**Aim of the exercise**
Give the number of lines that contain the string "this", and nothing else.

**Data rows**
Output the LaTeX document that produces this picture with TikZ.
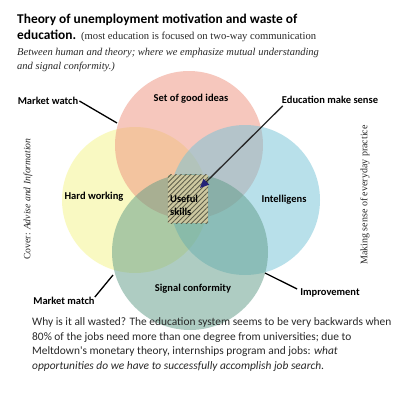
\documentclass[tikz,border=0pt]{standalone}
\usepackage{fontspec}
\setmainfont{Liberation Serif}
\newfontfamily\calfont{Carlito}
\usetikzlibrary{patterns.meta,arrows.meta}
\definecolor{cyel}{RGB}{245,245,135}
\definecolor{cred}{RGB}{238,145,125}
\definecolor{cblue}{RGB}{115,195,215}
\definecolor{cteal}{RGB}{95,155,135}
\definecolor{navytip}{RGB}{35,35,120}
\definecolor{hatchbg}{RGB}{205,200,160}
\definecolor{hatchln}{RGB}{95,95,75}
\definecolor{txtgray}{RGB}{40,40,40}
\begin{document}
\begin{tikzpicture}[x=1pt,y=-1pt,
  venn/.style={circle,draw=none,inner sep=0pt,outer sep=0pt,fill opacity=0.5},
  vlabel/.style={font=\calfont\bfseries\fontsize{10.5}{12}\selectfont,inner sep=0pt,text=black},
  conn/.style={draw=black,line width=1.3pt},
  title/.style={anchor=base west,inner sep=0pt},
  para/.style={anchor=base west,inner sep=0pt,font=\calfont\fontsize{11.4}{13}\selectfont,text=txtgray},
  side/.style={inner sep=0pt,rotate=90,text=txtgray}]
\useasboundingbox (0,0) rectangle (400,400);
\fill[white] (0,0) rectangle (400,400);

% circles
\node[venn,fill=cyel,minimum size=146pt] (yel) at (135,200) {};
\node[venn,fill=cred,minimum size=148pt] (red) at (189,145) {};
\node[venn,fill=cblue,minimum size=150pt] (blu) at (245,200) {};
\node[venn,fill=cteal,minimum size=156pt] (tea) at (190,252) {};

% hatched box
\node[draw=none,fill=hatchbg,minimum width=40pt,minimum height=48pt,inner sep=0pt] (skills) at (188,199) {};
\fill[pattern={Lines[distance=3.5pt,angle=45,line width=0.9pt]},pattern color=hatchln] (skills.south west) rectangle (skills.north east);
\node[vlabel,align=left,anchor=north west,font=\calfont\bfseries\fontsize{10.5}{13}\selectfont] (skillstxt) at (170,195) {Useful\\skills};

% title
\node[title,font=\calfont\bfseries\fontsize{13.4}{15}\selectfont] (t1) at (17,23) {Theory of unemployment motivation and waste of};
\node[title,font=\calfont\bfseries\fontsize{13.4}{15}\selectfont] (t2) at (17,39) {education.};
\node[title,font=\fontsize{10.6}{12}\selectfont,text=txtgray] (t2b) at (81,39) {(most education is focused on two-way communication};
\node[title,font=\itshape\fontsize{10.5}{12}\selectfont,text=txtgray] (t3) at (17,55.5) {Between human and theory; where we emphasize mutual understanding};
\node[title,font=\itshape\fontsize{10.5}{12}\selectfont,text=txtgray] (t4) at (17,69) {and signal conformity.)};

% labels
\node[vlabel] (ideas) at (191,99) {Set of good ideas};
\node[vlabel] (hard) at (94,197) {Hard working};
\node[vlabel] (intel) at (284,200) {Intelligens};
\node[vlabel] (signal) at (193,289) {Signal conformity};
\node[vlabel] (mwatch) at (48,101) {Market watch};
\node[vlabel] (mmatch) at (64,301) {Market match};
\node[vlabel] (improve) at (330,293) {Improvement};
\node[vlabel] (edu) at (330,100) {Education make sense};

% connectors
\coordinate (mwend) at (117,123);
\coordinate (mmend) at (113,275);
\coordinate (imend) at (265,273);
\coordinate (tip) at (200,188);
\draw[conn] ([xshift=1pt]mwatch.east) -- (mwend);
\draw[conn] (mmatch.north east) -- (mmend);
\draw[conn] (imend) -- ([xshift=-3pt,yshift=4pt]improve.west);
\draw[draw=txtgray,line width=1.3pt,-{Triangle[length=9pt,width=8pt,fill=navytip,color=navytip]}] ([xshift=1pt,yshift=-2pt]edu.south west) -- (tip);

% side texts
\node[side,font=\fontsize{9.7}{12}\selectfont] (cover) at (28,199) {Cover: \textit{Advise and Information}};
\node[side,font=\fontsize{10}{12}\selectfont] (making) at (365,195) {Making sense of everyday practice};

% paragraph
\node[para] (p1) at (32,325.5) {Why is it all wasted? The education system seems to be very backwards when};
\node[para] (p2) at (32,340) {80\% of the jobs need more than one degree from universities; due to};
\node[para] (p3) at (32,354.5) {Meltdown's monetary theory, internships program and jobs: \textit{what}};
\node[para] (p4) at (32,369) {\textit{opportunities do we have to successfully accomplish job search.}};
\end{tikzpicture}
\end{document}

---

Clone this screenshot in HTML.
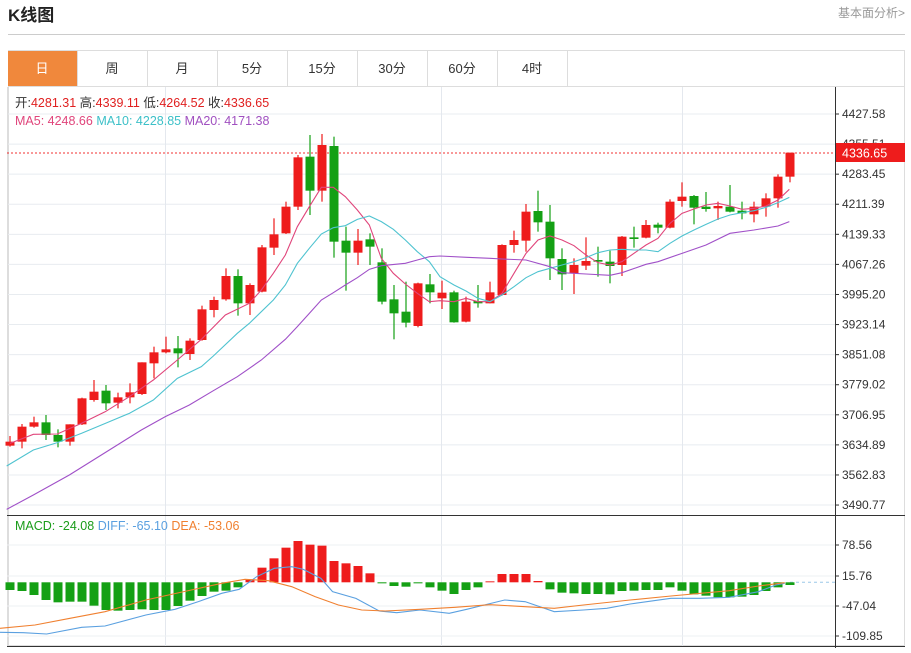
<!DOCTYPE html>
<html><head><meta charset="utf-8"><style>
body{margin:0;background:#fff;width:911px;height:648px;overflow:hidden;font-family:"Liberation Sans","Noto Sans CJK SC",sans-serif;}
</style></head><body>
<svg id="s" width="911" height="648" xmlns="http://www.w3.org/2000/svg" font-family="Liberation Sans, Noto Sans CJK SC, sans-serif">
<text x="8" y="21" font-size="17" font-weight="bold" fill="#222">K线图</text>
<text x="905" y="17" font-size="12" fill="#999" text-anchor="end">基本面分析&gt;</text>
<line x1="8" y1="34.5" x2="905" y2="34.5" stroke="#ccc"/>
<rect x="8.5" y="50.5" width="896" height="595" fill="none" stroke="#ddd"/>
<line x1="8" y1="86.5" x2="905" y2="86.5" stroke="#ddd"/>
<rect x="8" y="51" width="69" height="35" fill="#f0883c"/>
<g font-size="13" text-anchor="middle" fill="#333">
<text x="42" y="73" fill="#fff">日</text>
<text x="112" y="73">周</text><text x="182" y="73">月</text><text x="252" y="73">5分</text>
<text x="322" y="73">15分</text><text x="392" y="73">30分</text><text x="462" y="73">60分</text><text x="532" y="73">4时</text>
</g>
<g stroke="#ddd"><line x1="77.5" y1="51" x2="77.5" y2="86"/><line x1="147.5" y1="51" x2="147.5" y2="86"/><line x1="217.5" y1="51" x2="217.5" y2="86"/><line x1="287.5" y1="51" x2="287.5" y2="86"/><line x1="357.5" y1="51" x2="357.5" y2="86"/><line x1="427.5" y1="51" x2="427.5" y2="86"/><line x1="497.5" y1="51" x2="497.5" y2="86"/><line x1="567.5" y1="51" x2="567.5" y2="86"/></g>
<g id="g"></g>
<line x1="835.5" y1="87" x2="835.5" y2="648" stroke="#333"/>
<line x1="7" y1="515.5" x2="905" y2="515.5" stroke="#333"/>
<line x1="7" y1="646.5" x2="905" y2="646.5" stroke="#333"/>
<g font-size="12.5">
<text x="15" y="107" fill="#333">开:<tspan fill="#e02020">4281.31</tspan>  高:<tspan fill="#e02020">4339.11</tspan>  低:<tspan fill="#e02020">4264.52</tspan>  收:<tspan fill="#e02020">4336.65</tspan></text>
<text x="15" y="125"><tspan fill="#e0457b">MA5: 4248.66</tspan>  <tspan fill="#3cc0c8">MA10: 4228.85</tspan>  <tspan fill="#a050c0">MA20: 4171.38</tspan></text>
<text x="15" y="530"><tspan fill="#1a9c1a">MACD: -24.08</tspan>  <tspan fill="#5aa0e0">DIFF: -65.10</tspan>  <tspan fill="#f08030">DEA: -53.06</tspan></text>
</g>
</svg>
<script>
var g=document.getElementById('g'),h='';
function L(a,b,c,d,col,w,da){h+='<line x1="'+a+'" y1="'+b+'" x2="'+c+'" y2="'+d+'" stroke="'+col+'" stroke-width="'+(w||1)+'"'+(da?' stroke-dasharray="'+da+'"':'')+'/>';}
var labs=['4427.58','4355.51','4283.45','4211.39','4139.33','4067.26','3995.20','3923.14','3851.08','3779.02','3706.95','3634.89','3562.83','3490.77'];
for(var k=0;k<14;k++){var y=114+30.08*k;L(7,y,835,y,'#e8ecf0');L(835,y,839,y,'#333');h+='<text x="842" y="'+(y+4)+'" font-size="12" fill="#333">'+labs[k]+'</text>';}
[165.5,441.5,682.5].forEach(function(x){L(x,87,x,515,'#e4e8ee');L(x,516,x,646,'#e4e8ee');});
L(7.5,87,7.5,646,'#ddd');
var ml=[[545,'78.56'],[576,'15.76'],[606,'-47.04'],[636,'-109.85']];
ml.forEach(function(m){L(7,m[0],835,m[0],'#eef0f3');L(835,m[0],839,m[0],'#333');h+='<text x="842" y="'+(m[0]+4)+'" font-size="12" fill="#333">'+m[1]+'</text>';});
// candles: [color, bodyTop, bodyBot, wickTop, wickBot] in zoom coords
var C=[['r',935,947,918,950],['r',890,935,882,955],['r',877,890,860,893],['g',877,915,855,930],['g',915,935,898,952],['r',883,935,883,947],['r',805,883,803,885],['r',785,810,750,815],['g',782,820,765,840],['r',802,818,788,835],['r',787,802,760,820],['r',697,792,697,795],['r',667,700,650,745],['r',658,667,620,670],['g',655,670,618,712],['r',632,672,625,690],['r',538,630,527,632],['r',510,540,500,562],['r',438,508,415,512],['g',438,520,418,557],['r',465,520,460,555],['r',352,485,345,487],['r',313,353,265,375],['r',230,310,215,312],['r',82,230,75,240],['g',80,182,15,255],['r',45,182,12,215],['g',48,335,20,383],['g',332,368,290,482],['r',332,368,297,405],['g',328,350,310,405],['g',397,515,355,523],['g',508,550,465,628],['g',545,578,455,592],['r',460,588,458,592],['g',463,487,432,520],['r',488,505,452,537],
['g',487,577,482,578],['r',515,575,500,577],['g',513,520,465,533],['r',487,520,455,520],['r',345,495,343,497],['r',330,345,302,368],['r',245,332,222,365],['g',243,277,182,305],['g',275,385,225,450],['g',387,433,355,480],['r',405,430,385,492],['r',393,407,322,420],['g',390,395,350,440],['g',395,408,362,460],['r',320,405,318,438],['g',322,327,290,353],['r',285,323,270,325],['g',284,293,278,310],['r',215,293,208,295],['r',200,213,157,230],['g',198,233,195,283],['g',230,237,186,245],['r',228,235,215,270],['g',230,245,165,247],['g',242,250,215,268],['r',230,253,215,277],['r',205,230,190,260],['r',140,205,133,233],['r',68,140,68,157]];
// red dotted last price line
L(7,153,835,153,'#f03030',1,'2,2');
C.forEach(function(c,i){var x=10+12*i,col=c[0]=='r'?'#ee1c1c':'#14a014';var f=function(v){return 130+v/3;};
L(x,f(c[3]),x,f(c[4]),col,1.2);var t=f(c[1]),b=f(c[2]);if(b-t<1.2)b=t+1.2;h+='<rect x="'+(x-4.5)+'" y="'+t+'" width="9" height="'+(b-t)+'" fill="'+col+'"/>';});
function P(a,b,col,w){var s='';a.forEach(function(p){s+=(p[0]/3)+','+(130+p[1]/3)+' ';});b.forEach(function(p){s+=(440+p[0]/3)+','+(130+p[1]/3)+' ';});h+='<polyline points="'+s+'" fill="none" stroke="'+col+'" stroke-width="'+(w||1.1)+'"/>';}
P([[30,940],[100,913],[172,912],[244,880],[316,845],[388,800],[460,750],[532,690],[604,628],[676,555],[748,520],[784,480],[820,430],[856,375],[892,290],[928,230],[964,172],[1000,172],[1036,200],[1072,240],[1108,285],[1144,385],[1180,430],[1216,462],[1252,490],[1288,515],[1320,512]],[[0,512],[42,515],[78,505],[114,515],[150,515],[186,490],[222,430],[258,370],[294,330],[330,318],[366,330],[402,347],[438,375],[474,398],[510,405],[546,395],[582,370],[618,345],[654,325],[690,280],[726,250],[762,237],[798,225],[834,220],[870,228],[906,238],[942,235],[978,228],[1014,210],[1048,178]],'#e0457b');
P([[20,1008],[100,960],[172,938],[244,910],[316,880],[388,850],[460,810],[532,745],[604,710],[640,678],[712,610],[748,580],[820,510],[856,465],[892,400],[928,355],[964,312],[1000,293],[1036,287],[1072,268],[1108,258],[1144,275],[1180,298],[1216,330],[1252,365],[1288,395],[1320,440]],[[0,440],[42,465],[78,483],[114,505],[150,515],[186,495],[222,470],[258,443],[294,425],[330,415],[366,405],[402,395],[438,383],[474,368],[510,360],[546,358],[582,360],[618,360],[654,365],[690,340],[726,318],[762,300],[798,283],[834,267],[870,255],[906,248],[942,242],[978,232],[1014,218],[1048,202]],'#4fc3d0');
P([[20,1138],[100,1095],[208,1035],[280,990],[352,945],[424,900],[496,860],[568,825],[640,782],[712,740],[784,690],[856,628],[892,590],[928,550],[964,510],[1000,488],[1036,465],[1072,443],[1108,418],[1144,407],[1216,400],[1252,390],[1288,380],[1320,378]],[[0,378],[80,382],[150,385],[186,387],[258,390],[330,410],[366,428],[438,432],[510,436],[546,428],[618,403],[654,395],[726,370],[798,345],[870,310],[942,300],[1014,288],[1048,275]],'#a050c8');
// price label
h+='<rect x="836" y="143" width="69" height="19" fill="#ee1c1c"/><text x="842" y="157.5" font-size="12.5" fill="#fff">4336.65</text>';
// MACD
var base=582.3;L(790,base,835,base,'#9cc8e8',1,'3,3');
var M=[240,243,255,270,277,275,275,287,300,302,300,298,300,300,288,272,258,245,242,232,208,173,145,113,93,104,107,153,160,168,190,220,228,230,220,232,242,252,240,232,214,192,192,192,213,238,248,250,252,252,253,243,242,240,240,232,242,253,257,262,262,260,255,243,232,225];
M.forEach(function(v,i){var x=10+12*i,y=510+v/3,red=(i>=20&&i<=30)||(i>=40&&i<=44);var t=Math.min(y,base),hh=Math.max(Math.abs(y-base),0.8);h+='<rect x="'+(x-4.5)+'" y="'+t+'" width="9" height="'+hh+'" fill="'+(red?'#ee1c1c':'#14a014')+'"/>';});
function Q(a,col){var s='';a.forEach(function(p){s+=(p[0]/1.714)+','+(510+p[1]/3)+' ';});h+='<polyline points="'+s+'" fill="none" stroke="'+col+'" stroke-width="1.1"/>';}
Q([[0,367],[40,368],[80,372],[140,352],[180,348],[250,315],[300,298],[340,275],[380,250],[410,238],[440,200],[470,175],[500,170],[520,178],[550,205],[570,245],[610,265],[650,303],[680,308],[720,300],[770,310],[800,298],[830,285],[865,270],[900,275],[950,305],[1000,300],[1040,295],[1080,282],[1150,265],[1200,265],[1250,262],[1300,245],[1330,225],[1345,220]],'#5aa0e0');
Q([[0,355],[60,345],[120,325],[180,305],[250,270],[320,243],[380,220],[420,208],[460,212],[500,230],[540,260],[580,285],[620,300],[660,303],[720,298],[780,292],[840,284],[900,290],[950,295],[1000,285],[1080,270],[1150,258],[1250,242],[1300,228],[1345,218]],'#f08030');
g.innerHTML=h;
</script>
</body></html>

**Written solution**
2